▸ **Short task**
Take each line containing the word "Chart" and copy it.

▸ **Information provided**
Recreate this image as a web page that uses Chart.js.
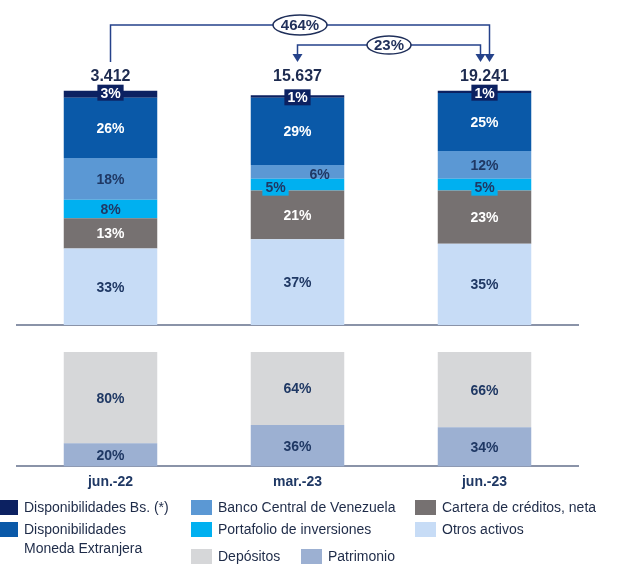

==

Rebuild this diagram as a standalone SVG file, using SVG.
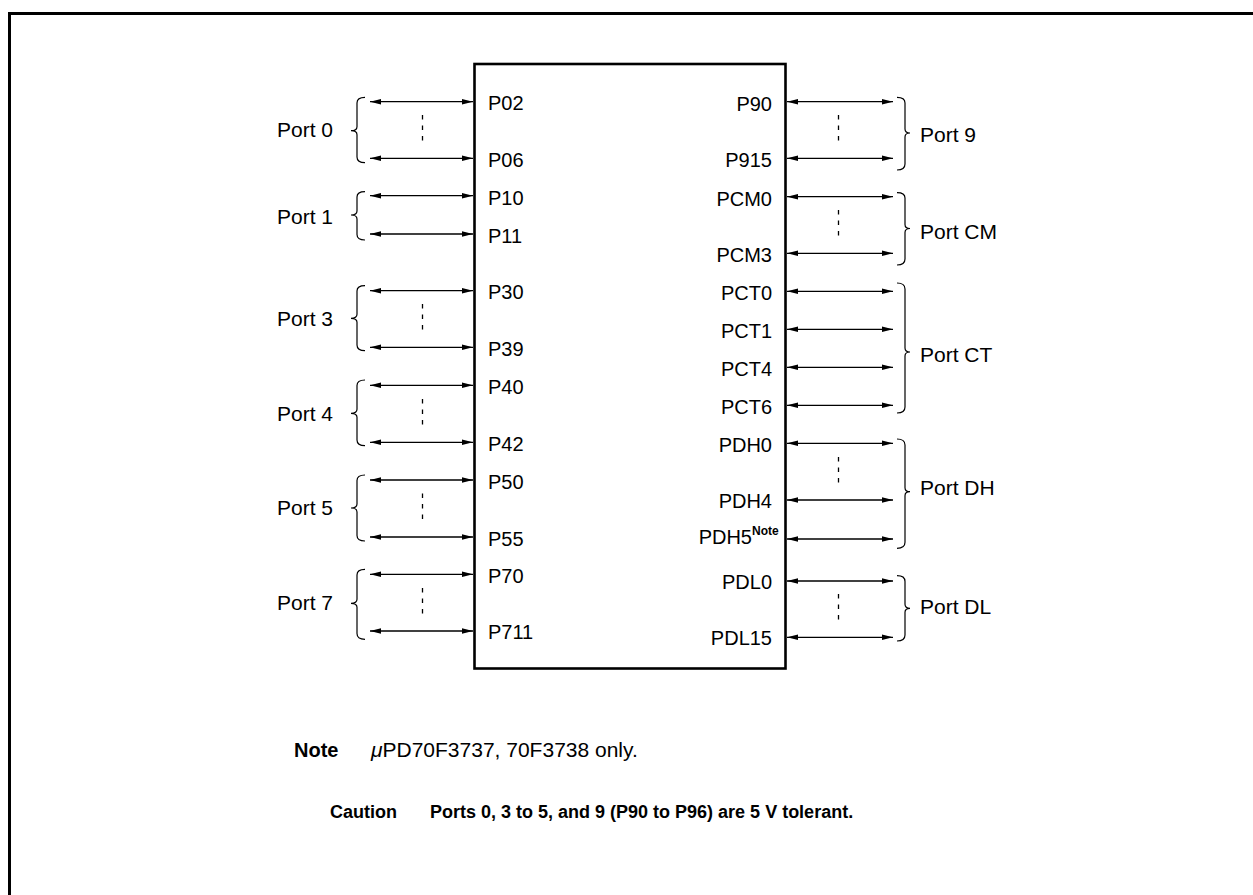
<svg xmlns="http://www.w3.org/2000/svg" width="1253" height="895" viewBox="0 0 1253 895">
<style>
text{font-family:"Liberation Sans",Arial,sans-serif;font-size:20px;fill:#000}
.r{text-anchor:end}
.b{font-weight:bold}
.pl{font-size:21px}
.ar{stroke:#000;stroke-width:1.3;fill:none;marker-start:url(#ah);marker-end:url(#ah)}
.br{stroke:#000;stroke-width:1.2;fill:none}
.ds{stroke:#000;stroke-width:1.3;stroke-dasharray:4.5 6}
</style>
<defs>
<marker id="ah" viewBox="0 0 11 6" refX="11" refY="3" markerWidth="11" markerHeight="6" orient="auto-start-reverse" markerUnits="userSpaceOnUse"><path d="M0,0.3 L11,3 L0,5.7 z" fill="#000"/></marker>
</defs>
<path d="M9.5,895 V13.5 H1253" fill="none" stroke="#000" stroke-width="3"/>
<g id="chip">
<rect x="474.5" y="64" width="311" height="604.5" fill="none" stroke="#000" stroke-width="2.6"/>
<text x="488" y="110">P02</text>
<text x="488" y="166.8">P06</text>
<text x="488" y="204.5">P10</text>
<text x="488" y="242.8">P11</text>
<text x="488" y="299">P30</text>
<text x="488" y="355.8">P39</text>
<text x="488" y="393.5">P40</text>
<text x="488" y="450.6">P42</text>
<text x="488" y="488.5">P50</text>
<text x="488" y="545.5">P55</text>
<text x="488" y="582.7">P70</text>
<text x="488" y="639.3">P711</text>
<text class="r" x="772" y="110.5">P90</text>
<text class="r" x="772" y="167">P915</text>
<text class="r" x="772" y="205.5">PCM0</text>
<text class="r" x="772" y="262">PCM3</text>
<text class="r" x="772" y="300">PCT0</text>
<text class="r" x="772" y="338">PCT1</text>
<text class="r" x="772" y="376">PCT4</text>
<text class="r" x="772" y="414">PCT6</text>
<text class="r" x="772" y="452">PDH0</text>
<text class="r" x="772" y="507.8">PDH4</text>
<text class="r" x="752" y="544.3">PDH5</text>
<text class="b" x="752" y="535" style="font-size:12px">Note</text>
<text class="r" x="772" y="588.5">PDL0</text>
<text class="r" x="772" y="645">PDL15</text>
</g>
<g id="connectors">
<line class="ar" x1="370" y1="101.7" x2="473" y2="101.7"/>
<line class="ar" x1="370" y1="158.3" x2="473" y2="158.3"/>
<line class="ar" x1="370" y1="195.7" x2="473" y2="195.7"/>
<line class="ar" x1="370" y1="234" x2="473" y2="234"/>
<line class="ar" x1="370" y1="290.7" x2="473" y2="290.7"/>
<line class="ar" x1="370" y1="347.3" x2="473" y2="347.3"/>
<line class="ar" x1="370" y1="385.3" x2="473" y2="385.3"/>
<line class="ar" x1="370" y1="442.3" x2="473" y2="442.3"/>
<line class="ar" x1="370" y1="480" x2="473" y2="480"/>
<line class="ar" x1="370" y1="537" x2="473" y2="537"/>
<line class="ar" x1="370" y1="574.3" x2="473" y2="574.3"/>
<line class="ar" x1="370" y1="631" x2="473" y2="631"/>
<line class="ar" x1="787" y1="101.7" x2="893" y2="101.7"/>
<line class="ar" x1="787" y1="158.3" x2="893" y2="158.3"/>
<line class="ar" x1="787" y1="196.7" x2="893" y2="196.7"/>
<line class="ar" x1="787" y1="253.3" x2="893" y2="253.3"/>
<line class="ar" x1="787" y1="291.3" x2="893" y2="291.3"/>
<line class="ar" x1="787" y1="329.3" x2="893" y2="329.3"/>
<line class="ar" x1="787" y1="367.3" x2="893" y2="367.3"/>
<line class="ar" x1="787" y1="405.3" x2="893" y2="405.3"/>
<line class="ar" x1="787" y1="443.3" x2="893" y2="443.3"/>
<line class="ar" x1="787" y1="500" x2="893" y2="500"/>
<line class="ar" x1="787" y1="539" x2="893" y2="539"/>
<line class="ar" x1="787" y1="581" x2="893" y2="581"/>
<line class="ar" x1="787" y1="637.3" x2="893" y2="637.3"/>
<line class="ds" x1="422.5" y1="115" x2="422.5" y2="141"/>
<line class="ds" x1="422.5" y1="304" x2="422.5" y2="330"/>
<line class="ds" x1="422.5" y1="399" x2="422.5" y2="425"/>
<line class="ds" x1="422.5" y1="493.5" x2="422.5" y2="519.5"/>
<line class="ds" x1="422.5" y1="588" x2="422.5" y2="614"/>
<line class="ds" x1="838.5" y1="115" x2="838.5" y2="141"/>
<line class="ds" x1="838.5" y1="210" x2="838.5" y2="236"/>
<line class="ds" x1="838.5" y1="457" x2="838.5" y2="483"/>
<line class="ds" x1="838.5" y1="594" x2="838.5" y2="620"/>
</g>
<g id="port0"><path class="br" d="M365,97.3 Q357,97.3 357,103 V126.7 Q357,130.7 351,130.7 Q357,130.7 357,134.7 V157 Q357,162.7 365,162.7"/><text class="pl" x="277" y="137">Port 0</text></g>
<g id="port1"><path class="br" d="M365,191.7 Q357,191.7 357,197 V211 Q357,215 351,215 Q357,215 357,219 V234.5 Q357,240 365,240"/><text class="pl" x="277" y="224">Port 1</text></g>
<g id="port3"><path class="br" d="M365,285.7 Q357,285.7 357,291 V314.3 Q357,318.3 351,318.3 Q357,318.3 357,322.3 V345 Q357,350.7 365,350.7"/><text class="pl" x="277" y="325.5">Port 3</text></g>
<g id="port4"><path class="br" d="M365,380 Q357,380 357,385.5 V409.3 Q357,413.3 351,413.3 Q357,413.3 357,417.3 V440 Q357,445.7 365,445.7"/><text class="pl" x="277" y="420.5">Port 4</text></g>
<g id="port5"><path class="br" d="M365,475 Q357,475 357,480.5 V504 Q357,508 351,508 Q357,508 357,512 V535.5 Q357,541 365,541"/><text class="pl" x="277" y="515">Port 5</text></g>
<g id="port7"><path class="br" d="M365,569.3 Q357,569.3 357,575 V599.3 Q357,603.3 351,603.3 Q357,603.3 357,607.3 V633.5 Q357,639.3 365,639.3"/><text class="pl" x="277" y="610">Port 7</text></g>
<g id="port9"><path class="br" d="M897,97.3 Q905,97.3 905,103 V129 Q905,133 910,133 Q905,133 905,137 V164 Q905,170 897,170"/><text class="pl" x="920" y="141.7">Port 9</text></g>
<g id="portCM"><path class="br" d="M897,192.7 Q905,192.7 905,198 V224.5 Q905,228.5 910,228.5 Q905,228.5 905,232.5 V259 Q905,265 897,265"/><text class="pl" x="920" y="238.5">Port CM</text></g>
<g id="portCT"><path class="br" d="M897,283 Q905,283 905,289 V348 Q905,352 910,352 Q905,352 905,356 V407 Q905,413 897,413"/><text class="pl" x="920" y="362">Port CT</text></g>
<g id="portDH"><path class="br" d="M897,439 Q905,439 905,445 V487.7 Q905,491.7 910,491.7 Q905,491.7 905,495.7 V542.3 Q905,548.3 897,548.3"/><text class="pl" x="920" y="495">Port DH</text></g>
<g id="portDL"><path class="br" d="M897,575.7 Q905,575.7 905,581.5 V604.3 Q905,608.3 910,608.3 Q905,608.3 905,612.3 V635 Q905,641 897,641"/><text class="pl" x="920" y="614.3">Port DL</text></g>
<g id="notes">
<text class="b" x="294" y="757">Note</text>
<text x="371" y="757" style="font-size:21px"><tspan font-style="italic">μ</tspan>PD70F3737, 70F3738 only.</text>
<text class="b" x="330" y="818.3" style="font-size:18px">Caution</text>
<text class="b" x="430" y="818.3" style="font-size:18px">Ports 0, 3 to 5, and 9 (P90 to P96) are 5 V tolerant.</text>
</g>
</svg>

---

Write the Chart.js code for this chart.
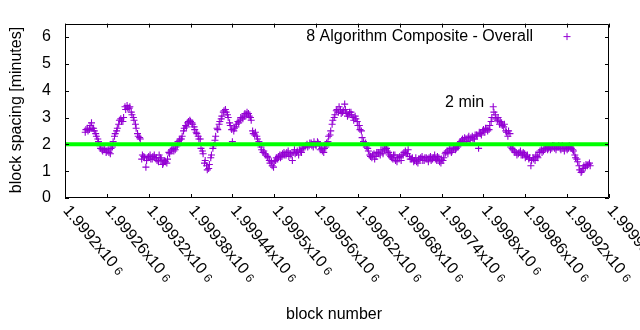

▸ **Final answer**
Recreate this image as a web page that uses Chart.js.
Write the Chart.js code for this chart.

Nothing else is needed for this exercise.